Все-таки, как бы ни тянули его музы, он ведет их за руки своей собствен­ной дорогой, пусть даже еще неизвестной. Сделаю предположение, что поэ­тическая мысль его прокладывает путь к «новому орфизму» в духе уже на­званного католического философа-экзистенциалиста Габриэля Марселя, возвращающего обоюдоравных для него поэзию и философию к «сырой ре­альности», к первичной данности человеческого существования, к синтезу философской рефлексии и поэтической интуиции. Приводит ли это к муд­рости, на которую уповал Габриэль Марсель, наделяя это ключевое понятие своей орфической философии эпитетом «трагическая»?

Аналитику предпочитает Николай Кононов, а транс — Николай Михай­лович. Именно «аналитический» Кононов всегда озабочен идеей поэзии, а его поэтическое альтер эго Николай Михайлович, впадающий в психоделичес­кий транс (музыка), вынужден давать уроки Просвещения нерадивым мало­леткам. Идея поэзии выражается через идею телесности и идею вещности. Слова его осязаемы. Стихотворение его по большей части скорее вылепли­вается, чем отливается или проливается. Иначе говоря, речь его сродни вая­нию, пластична.

Николай Кононов называет книгу «Пловец» еще советской. В его устах это негативная оценка. Дело в том, что он намеренно водит свою музу Уранию по советским и партийным инстанциям и бюрократическим коридорам в назида­ние легкомысленной провинциалке Эвтерпе за ее красивую любовь к музыке в дворцовых парках, за странствия по пенатам любимых поэтов и даже китай­ским опочивальням. Правда, бывали случаи, когда он приводил Эвтерпу в ком­мунальную квартиру, а то и на баржу «Коминтерн», заставлял слушать само­деятельный заводской вокально-инструментальный ансамбль по телевизору...

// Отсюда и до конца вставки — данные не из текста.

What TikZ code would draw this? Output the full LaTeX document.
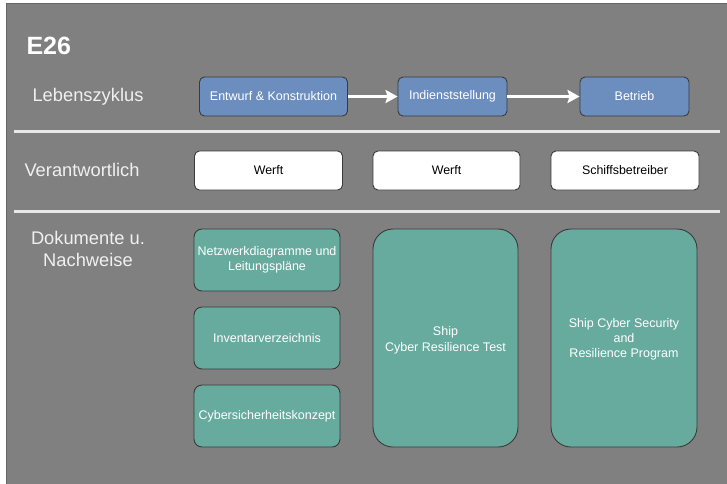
\documentclass[tikz,border=0pt]{standalone}
\usepackage{fontspec}
\setmainfont{Liberation Sans}
\usetikzlibrary{arrows.meta}
\definecolor{bg}{HTML}{808080}
\definecolor{bluebox}{HTML}{6C8EBF}
\definecolor{tealbox}{HTML}{67AB9F}
\definecolor{edge}{HTML}{3A3A3A}
\definecolor{sepline}{HTML}{E8E8E8}
\tikzset{
  phase/.style={draw=edge, line width=0.9pt, fill=bluebox, rounded corners=5pt, text=white, font=\fontsize{12.5}{15}\selectfont, align=center},
  resp/.style={draw=edge, line width=0.9pt, fill=white, rounded corners=5pt, text=black, font=\fontsize{12.4}{15}\selectfont, align=center},
  docsmall/.style={draw=edge, line width=0.9pt, fill=tealbox, rounded corners=8pt, text=white, font=\fontsize{12.5}{15.5}\selectfont, align=center},
  docbig/.style={draw=edge, line width=0.9pt, fill=tealbox, rounded corners=20pt, text=white, font=\fontsize{12.5}{15.5}\selectfont, align=center},
  rowlabel/.style={text=white!94!black, font=\fontsize{18.3}{22}\selectfont, align=center},
  flow/.style={draw=white, line width=3.5pt, -{Stealth[length=12pt,width=13pt,inset=2pt]}},
  sep/.style={draw=sepline, line width=3pt},
}
\begin{document}
\begin{tikzpicture}[x=1pt,y=-1pt]
\useasboundingbox (0,0) rectangle (727,483);
\fill[white] (0,0) rectangle (727,483);
\draw[fill=bg, draw=bg!80!black, line width=1pt] (6.5,3.5) rectangle (740,490);
% title
\node[text=white, font=\fontsize{25}{30}\selectfont\bfseries, anchor=west] (title) at (23,46) {E26};
% row labels
\node[rowlabel] (lz) at (88,97) {Lebenszyklus};
\node[rowlabel] (va) at (82,170) {Verantwortlich};
\node[rowlabel] (dn) at (88,249) {Dokumente u.\\Nachweise};
% separators
\coordinate (s1a) at (14,131); \coordinate (s1b) at (720,131);
\coordinate (s2a) at (14,211); \coordinate (s2b) at (720,211);
\draw[sep] (s1a) -- (s1b);
\draw[sep] (s2a) -- (s2b);
% lifecycle phases
\node[phase, minimum width=148pt, minimum height=39pt] (p1) at (273.5,96.5) {Entwurf \& Konstruktion};
\node[phase, minimum width=109pt, minimum height=39pt] (p2) at (452.5,96.5) {Indienststellung};
\node[phase, minimum width=109pt, minimum height=39pt] (p3) at (634.5,96.5) {Betrieb};
\draw[flow] (p1) -- (p2);
\draw[flow] (p2) -- (p3);
% responsible
\node[resp, minimum width=148pt, minimum height=39pt] (r1) at (268.5,170.5) {Werft};
\node[resp, minimum width=147pt, minimum height=39pt] (r2) at (446.5,170.5) {Werft};
\node[resp, minimum width=148pt, minimum height=39pt] (r3) at (625,170.5) {Schiffsbetreiber};
% documents
\node[docsmall, minimum width=146pt, minimum height=62pt] (d1) at (267,260) {Netzwerkdiagramme und\\Leitungspläne};
\node[docsmall, minimum width=146pt, minimum height=62pt] (d2) at (267,338) {Inventarverzeichnis};
\node[docsmall, minimum width=146pt, minimum height=62pt] (d3) at (267,416) {Cybersicherheitskonzept};
\node[docbig, minimum width=145pt, minimum height=218pt] (d4) at (445.5,338) {};
\node[docbig, minimum width=146pt, minimum height=218pt] (d5) at (624,338) {};
\node[text=white, font=\fontsize{12.5}{15.7}\selectfont, align=center] (t4) at (445.5,340) {Ship\\Cyber Resilience Test};
\node[text=white, font=\fontsize{12.5}{15}\selectfont, align=center] (t5) at (624,339) {Ship Cyber Security\\and\\Resilience Program};
\end{tikzpicture}
\end{document}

Если дебютная книга «Орешник» (1987) наследует акмеистическую идею вещественного слова и классическую просодию Анненского, Мандельштама, Кузмина, то в «Пловце» слово заковывается в кандалы, будто его ссылают на каторгу в Сибирь по длинному тракту. Это чувство тяжести передает дух позднесоветского времени.

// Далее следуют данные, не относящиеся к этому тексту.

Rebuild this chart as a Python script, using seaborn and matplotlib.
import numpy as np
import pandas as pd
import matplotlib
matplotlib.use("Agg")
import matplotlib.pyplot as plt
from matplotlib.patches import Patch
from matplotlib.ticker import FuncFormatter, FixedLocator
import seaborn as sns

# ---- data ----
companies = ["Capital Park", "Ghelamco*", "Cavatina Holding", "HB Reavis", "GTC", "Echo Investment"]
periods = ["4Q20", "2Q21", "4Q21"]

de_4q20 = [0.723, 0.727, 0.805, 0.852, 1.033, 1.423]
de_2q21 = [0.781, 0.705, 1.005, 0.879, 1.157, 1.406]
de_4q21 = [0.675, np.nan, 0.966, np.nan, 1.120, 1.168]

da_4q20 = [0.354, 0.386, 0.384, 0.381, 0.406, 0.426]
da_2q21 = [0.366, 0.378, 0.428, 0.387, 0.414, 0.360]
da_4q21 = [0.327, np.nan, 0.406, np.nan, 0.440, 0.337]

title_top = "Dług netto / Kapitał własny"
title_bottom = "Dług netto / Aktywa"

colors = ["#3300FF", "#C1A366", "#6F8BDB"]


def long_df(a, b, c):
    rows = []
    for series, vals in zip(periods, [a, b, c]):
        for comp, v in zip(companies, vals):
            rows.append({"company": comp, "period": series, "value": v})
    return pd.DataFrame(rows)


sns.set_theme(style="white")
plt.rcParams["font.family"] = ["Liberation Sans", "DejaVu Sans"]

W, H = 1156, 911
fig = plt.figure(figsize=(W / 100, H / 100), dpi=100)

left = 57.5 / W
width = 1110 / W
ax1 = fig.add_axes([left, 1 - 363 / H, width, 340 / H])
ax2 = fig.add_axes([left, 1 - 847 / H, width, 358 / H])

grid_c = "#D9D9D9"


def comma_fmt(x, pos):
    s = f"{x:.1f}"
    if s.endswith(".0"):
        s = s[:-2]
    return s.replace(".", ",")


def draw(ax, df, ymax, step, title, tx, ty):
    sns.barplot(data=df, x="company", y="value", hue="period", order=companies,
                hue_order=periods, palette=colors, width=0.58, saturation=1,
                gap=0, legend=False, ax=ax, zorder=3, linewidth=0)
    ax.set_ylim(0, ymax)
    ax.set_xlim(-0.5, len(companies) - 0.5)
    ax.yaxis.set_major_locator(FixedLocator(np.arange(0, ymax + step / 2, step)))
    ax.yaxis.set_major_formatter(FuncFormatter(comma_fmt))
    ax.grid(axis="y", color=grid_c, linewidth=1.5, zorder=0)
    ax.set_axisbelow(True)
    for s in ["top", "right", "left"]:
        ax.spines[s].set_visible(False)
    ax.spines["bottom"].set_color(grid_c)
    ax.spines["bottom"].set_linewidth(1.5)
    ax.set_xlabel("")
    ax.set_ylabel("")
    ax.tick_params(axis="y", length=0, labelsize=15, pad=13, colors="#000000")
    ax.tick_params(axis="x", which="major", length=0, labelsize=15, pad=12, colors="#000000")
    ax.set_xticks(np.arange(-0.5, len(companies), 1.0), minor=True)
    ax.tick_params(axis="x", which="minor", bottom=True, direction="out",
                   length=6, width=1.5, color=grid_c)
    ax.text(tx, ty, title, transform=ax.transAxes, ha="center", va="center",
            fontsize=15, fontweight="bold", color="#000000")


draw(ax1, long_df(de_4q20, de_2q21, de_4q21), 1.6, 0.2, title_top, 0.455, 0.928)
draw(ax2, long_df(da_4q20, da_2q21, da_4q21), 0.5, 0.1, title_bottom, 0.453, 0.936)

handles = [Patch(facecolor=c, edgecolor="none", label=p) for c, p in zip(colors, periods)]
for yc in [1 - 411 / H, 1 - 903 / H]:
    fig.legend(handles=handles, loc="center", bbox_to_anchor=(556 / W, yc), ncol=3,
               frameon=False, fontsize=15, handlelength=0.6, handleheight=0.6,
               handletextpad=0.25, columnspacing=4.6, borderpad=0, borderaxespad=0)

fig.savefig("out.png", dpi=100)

Встроенные бытовизмы и вульгаризмы еще более удлиняют строку до та­кого прозаического периода, когда рифма угасает уже к середине речи, как редкая птица на середине Днепра, и становится почти рудиментарной или избыточной. Иначе говоря, красота внешняя, орнаментальная, легкодоступ­ная всякому взору, уходит на второй план, затушевывается, а в новых стихо­творениях за бытовым советским фасадом, разрисованным сатирическими красками Кантемира и Олейникова, уже чувствуется, как надвигается мета­физическое грозовое облако «бездны мрачной на краю».

Идея поэзии, изменив валентность в результате химических опытов на уроках, обрела свойства нового элемента, легкого металла, мягкого, щелоч­ного, серебристо-белого цвета, лития, легко вступающего в реакцию с водой. Стих, поправ достижения ломоносовской силлаботоники, устремился к поль­скому силлабическому стихосложению, к виршам. Вот так Николай Кононов хитро избегает большого советского стиля, возрождая поэзию речи. Он уплы­вает от него на самодельной книжке «Маленький пловец» (1989), состоящей из десяти стихотворений, которые через несколько лет вольются в объемную книжку «Пловец».

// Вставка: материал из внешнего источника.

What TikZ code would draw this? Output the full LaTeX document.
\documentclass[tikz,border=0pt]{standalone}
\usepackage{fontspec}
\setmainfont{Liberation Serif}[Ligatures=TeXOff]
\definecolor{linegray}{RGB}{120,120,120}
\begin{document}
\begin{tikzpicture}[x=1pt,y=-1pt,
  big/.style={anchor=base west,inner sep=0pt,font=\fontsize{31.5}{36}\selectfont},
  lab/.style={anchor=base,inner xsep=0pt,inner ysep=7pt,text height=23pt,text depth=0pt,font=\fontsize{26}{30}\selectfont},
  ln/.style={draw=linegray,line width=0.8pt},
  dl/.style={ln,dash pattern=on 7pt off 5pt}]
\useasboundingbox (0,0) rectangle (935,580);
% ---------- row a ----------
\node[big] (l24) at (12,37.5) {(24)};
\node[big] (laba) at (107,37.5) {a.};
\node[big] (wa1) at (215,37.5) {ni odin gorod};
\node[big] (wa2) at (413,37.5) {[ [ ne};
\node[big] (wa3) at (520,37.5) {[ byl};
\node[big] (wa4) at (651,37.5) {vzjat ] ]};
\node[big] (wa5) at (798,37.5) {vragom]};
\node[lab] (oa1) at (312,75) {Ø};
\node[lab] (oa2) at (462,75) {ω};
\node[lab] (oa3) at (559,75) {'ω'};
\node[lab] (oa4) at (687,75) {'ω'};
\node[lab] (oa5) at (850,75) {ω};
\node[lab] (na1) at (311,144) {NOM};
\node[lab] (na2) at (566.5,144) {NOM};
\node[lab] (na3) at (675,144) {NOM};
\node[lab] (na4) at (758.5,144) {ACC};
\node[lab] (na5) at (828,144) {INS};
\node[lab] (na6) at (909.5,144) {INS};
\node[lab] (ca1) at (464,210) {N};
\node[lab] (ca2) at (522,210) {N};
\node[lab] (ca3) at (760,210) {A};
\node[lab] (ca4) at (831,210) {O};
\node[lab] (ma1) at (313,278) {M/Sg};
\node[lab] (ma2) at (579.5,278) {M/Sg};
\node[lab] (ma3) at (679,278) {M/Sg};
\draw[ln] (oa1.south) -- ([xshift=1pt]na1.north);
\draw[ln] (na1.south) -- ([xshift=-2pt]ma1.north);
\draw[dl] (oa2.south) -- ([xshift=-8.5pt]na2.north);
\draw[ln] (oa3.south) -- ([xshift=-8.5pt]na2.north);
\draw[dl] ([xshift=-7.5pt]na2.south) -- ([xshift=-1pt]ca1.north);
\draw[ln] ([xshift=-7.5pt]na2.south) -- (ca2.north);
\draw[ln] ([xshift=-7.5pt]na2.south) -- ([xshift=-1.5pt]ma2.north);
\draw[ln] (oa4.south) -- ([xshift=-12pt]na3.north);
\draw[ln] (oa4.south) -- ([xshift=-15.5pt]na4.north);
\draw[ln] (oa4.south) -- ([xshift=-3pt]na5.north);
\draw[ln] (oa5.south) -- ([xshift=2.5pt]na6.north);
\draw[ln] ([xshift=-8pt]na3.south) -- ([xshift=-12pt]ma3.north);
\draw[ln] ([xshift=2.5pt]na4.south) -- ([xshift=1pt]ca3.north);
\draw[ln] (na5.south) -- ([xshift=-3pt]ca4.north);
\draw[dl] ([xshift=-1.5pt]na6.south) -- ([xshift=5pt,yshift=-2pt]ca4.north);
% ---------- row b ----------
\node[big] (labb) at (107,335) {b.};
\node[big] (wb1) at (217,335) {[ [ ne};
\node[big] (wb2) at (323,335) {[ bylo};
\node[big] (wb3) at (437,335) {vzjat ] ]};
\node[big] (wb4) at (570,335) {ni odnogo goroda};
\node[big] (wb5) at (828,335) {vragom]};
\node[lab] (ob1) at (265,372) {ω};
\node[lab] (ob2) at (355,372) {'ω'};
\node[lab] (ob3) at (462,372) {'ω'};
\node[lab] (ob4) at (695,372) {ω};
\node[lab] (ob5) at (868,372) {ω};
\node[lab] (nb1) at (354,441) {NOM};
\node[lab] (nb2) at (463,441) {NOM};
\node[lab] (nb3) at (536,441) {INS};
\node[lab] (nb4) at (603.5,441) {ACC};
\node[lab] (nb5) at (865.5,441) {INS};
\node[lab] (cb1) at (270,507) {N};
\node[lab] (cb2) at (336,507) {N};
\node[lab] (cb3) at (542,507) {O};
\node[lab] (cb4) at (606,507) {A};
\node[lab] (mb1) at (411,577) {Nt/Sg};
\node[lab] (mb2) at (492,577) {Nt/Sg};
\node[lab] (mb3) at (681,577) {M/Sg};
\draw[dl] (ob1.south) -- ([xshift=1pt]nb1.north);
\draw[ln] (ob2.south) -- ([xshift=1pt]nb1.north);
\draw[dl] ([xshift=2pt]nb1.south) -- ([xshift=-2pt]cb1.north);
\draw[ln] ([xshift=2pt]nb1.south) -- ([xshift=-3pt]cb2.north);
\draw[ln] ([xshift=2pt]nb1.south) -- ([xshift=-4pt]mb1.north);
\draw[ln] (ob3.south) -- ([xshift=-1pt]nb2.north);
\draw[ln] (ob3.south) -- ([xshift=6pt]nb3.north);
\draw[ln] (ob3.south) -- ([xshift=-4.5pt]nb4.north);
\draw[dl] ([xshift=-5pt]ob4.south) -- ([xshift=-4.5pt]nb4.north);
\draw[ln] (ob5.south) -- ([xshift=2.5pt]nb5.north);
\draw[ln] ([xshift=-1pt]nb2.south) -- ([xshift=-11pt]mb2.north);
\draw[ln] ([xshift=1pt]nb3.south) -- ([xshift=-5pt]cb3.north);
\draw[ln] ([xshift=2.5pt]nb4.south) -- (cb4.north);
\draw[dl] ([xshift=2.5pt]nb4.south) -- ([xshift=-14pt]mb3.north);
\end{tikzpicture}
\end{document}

На все «советское» отбрасывается библейский отсвет. Появляются стихи с библейскими сюжетами. Как тут не процитировать Псалом 106 (23—30), из которого произрастает образ Пловца. «Сходящии в море в кораблях, творя- щии делания в водах многих, тии видеша дела Господне и чудеса Его во глуби­не. Рече, и ста дух бурем и вознесошаса волны его, восходят до небес и низходят до бездн, душа их в злых таяше: смятошася подвигошася, яко пияный, и вся мудрость их поглощена бысть. И воззваша ко Господу, внегда скорбети им, и от нужд их изведе я. И повеле бури, и ста в тишину, и умолкоша волны его. И возвеселишася, яко умолкоша, и настави я в пристанище хотения своего».

И тогда понимаешь: стилистика этой речи, почти прозаическая, была по­рождена чувством библейского конца советской эпохи, рассматриваемой те­перь как библейский проект без церкви. «О, вавилонский развал, иерихон­ская разруха: пропадает всё и нет никакого дела…» Еще не смерть (чувство), а только идея смерти (понятие) наполняет уходящий быт, гуляет по страни­цам книги. «И поэтому я праздную всеобщий упадок, гибель академической гребли, / Приветствую труб гаснущие труды, горнов умирающие рулады, / Ведь даже стягов наших поникшие пылкие стебли / Не вызывают во мне ничего кроме смертной, почти библейской прохлады».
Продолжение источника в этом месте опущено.